Athena Performance Tuning
Introduction
Amazon Athena is an interactive query service that enables you to analyze data in Amazon S3 using standard SQL. Optimizing performance in Athena is crucial for reducing query execution time and minimizing costs. This lesson will explore various performance tuning techniques for Athena.
Key Concepts
- Data Partitioning: Organizing data into separate folders to minimize the amount of data scanned by queries.
- File Formats: Using efficient file formats such as Parquet or ORC to reduce the amount of data scanned.
- Compression: Compressing data to speed up query performance and reduce storage costs.
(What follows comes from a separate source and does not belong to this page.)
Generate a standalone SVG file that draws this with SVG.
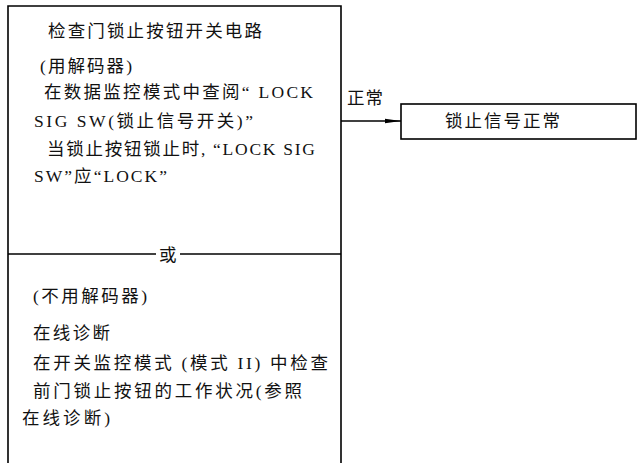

- Schema Optimization: Defining schemas to improve query performance and reduce overhead.
Optimization Techniques
1. Data Partitioning
Partitioning your data appropriately can greatly reduce query execution times. Consider partitioning by commonly filtered columns.
CREATE TABLE my_table (
id INT,
name STRING,
date STRING
)
PARTITIONED BY (year STRING, month STRING)
ROW FORMAT DELIMITED
FIELDS TERMINATED BY ','
LOCATION 's3://my-bucket/my-data/';
2. Use Efficient File Formats
Using columnar formats like Parquet or ORC can help reduce the amount of data scanned.
CREATE TABLE my_table
WITH (
format = 'PARQUET',
external_location = 's3://my-bucket/my-data/'
) AS
SELECT * FROM source_table;
3. Compression
Utilizing compression can significantly decrease the size of your data and improve query performance.
CREATE TABLE my_table
WITH (
format = 'PARQUET',
external_location = 's3://my-bucket/my-data/',
compression = 'SNAPPY'
) AS
SELECT * FROM source_table;
4. Use Proper SQL Syntax
Writing efficient SQL queries can also improve performance. Use SELECT statements wisely to reduce the amount of data processed.
Best Practices
- Always filter data on partition keys.
- Minimize the number of columns in SELECT statements.
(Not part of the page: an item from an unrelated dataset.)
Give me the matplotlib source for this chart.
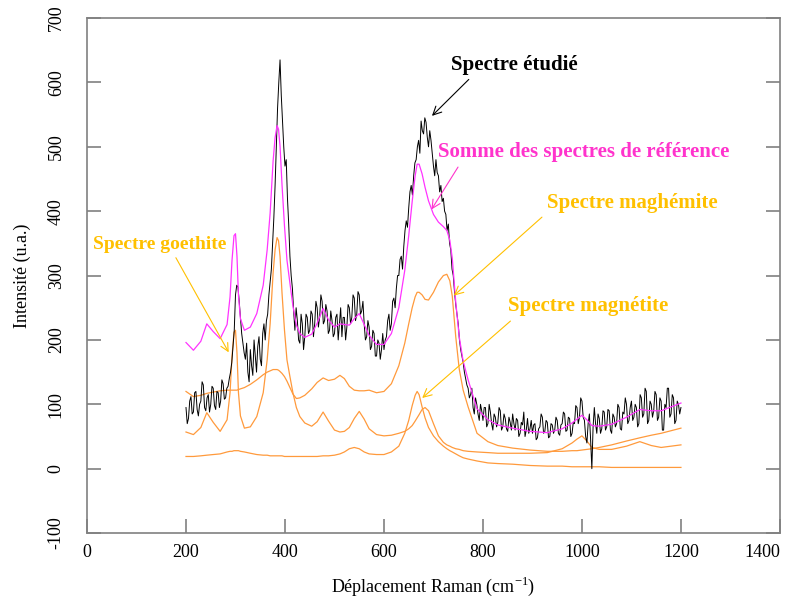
import matplotlib
matplotlib.use('Agg')
import matplotlib.pyplot as plt
import numpy as np

plt.rcParams['font.family'] = ['Liberation Serif', 'DejaVu Serif']
plt.rcParams['mathtext.fontset'] = 'custom'
plt.rcParams['mathtext.rm'] = 'Liberation Serif'
plt.rcParams['axes.unicode_minus'] = False

# measured spectrum, one point every 2.5 cm-1 from 200 to 1200
x_meas = np.arange(0, 401) * 2.5 + 200
y_meas = [
    95, 70, 78, 105, 112, 85, 88, 118, 120, 92, 82, 100, 105, 135, 130, 95, 90, 110, 115, 88,            # 200
    100, 128, 125, 98, 92, 120, 118, 95, 105, 138, 132, 108, 110, 125, 128, 140, 150, 165, 190, 215,      # 250
    270, 285, 282, 260, 235, 210, 195, 180, 170, 195, 150, 135, 185, 160, 145, 200, 175, 150, 190, 205,   # 300
    170, 160, 210, 225, 200, 230, 240, 270, 290, 310, 350, 390, 440, 500, 560, 600, 635, 580, 540, 500,   # 350
    470, 480, 420, 380, 330, 300, 280, 245, 215, 250, 230, 200, 195, 240, 225, 185, 205, 240, 235, 210,   # 400
    215, 245, 240, 205, 225, 260, 250, 220, 235, 270, 260, 225, 230, 255, 245, 210, 215, 245, 230, 205,   # 450
    210, 235, 240, 200, 225, 250, 205, 235, 235, 200, 220, 255, 250, 225, 235, 270, 265, 230, 240, 275,   # 500
    270, 240, 245, 260, 225, 200, 205, 230, 220, 185, 190, 215, 210, 175, 175, 200, 195, 170, 185, 210,   # 550
    185, 200, 205, 230, 240, 215, 225, 260, 265, 250, 280, 300, 300, 325, 330, 310, 345, 370, 385, 375,   # 600
    405, 430, 440, 425, 455, 475, 480, 500, 510, 490, 540, 525, 520, 545, 538, 515, 500, 525, 510, 490,   # 650
    470, 455, 480, 460, 455, 430, 440, 415, 420, 400, 395, 370, 380, 350, 340, 310, 300, 275, 255, 240,   # 700
    225, 200, 185, 175, 165, 150, 140, 130, 125, 110, 115, 125, 95, 85, 110, 100, 85, 75, 100, 90,        # 750
    75, 95, 95, 65, 70, 100, 88, 70, 60, 85, 80, 65, 72, 95, 90, 60, 65, 85, 78, 62,                      # 800
    58, 80, 72, 60, 85, 70, 60, 78, 75, 50, 55, 72, 68, 88, 50, 60, 78, 55, 62, 75,                       # 850
    55, 68, 70, 45, 48, 62, 65, 85, 80, 55, 58, 75, 72, 48, 50, 70, 68, 55, 60, 80,                       # 900
    75, 55, 52, 68, 70, 88, 85, 58, 60, 80, 78, 50, 55, 72, 70, 98, 95, 70, 80, 110,                      # 950
    105, 80, 75, 50, 40, 70, 85, 45, 0, 65, 95, 70, 55, 85, 78, 55, 62, 90, 88, 60,                       # 1000
    65, 92, 90, 60, 55, 85, 80, 65, 70, 100, 95, 62, 60, 88, 85, 110, 100, 70, 75, 95,                    # 1050
    105, 75, 80, 100, 95, 65, 70, 115, 110, 80, 85, 125, 120, 70, 75, 105, 100, 80, 90, 120,              # 1100
    115, 75, 80, 110, 105, 60, 60, 100, 95, 125, 125, 80, 85, 115, 110, 70, 75, 105, 100, 85,             # 1150
    95]                                                                                                   # 1200

# reference spectra on a common grid
x_ref = [200, 215, 230, 242, 255, 269, 283, 289, 293, 297,
         300, 303, 306, 310, 318, 330, 343, 356, 364, 370,
         376, 380, 384, 387, 390, 394, 399, 404, 410, 416,
         423, 430, 440, 454, 465, 477, 488, 500, 511, 520,
         530, 540, 550, 560, 570, 585, 600, 615, 630, 642,
         650, 657, 663, 667, 671, 677, 683, 690, 700, 710,
         720, 727, 733, 738, 745, 752, 760, 770, 788, 810,
         830, 860, 895, 930, 960, 980, 990, 1000, 1010, 1020,
         1035, 1060, 1090, 1117, 1140, 1160, 1180, 1200]

maghemite = [120, 112, 114, 117, 119, 121, 122, 122, 122, 122,
             122, 122, 123, 124, 126, 131, 138, 146, 150, 152,
             154, 154, 154, 153, 151, 148, 143, 136, 126, 116,
             109, 110, 114, 124, 134, 141, 137, 139, 145, 140,
             128, 122, 121, 121, 122, 118, 120, 132, 160, 195,
             225, 250, 267, 274, 274, 270, 263, 262, 274, 290,
             300, 302, 292, 268, 205, 155, 122, 96, 55, 42,
             36, 32, 29, 27, 27, 28, 28, 29, 30, 31,
             33, 37, 43, 48, 52, 55, 59, 63]

magnetite = [19, 19, 20, 21, 22, 23, 26, 27, 27, 28,
             28, 28, 28, 27, 26, 24, 22, 21, 21, 20,
             20, 20, 20, 20, 20, 20, 19, 19, 19, 19,
             19, 19, 19, 19, 19, 20, 20, 21, 23, 26,
             31, 33, 31, 26, 23, 22, 22, 26, 35, 55,
             75, 98, 114, 120, 115, 96, 79, 64, 51, 42,
             35, 31, 28, 26, 23, 20, 17, 15, 12, 9,
             8, 7, 5, 4, 4, 3, 3, 3, 3, 3,
             3, 2, 2, 2, 2, 2, 2, 2]

goethite = [57, 53, 64, 87, 72, 58, 76, 118, 175, 212,
            215, 180, 118, 82, 63, 65, 81, 118, 169, 225,
            304, 340, 359, 354, 330, 273, 215, 169, 143, 118,
            95, 81, 71, 66, 73, 88, 74, 60, 57, 58,
            64, 78, 89, 77, 62, 53, 51, 52, 55, 58,
            62, 67, 74, 79, 84, 92, 95, 90, 70, 51,
            41, 37, 35, 33, 31, 30, 28, 27, 26, 25,
            24, 24, 24, 25, 31, 40, 46, 51, 43, 33,
            30, 30, 35, 42, 36, 33, 35, 37]

somme = np.array(maghemite) + np.array(magnetite) + np.array(goethite)

orange = '#FF9A3C'
label_orange = '#FFC000'
pink = '#FF33CC'

fig = plt.figure(figsize=(7.91, 6.01), dpi=100)
ax = fig.add_axes([0.110, 0.113, 0.876, 0.857])

ax.plot(x_ref, goethite, color=orange, lw=0.9)
ax.plot(x_ref, maghemite, color=orange, lw=0.9)
ax.plot(x_ref, magnetite, color=orange, lw=0.9)
ax.plot(x_meas, y_meas, color='black', lw=0.7)
ax.plot(x_ref, somme, color='#FF33FF', lw=0.9)

ax.set_xlim(0, 1400)
ax.set_ylim(-100, 700)
ax.set_xticks(range(0, 1401, 200))
ax.set_yticks(range(-100, 701, 100))

for s in ax.spines.values():
    s.set_color('#808080')
    s.set_linewidth(1.2)
ax.tick_params(direction='in', length=10, width=1.2, color='#808080', labelsize=13,
               right=True, top=False)
ax.tick_params(axis='x', pad=8)
ax.tick_params(axis='y', pad=16)
for t in ax.get_yticklabels():
    t.set_rotation(90)
    t.set_va('center')
ax.get_xticklabels()[-1].set_ha('right')
ax.get_xticklabels()[-1].set_x(1412)

ax.set_xlabel('Déplacement Raman (cm$^{\\mathregular{-1}}$)', fontsize=13, labelpad=10)
ax.set_ylabel('Intensité (u.a.)', fontsize=13, labelpad=12)

ax.annotate('Spectre étudié', xy=(693, 545), xytext=(735, 612), color='black',
            fontsize=15, fontweight='bold', ha='left', va='bottom',
            arrowprops=dict(arrowstyle='->', color='black', lw=0.8, relpos=(0.18, 0)))
ax.annotate('Somme des spectres de référence', xy=(693, 399), xytext=(709, 492),
            color=pink, fontsize=15, fontweight='bold', ha='left', va='center',
            arrowprops=dict(arrowstyle='->', color=pink, lw=0.8, relpos=(0.08, 0)))
ax.annotate('Spectre maghémite', xy=(737, 266), xytext=(929, 413),
            color=label_orange, fontsize=15, fontweight='bold', ha='left', va='center',
            arrowprops=dict(arrowstyle='->', color=label_orange, lw=0.8, relpos=(0, 0)))
ax.annotate('Spectre magnétite', xy=(673, 107), xytext=(850, 252),
            color=label_orange, fontsize=15, fontweight='bold', ha='left', va='center',
            arrowprops=dict(arrowstyle='->', color=label_orange, lw=0.8, relpos=(0.05, 0)))
ax.annotate('Spectre goethite', xy=(289, 177), xytext=(12, 349),
            color=label_orange, fontsize=14, fontweight='bold', ha='left', va='center',
            arrowprops=dict(arrowstyle='->', color=label_orange, lw=0.8, relpos=(0.6, 0)))

fig.savefig('out.png', dpi=100)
- Regularly analyze and optimize your schemas.
- Utilize AWS Glue to manage and catalog your datasets.
- Monitor and analyze query performance using AWS CloudWatch.
FAQ
What is data partitioning?
Data partitioning refers to the practice of dividing datasets into smaller, more manageable pieces based on specific criteria like date, region, etc. This helps in reducing the amount of data scanned during queries.
Why is using columnar storage beneficial?
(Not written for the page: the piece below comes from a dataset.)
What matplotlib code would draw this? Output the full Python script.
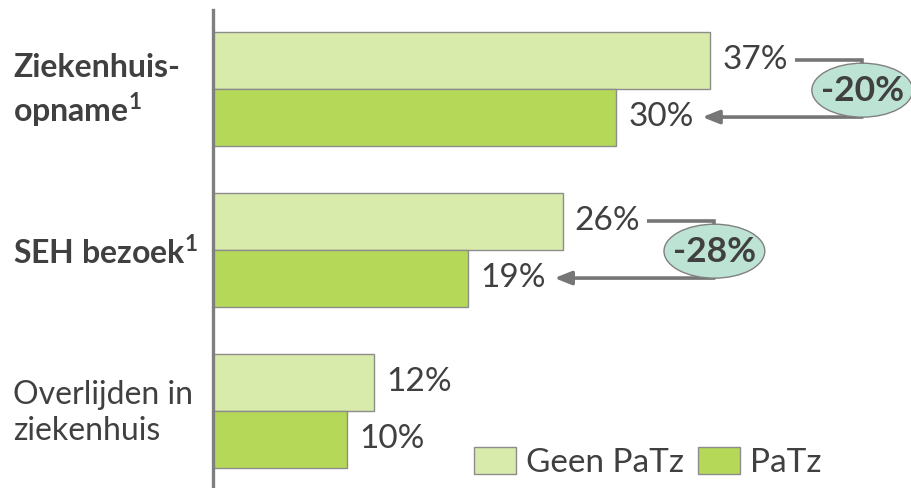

Columnar storage formats like Parquet and ORC allow for more efficient data retrieval, as they store data by columns rather than rows, which is particularly advantageous for analytical queries.
How can I monitor performance in Athena?
You can monitor performance using AWS CloudWatch, which can track query execution metrics and provide insights into performance bottlenecks.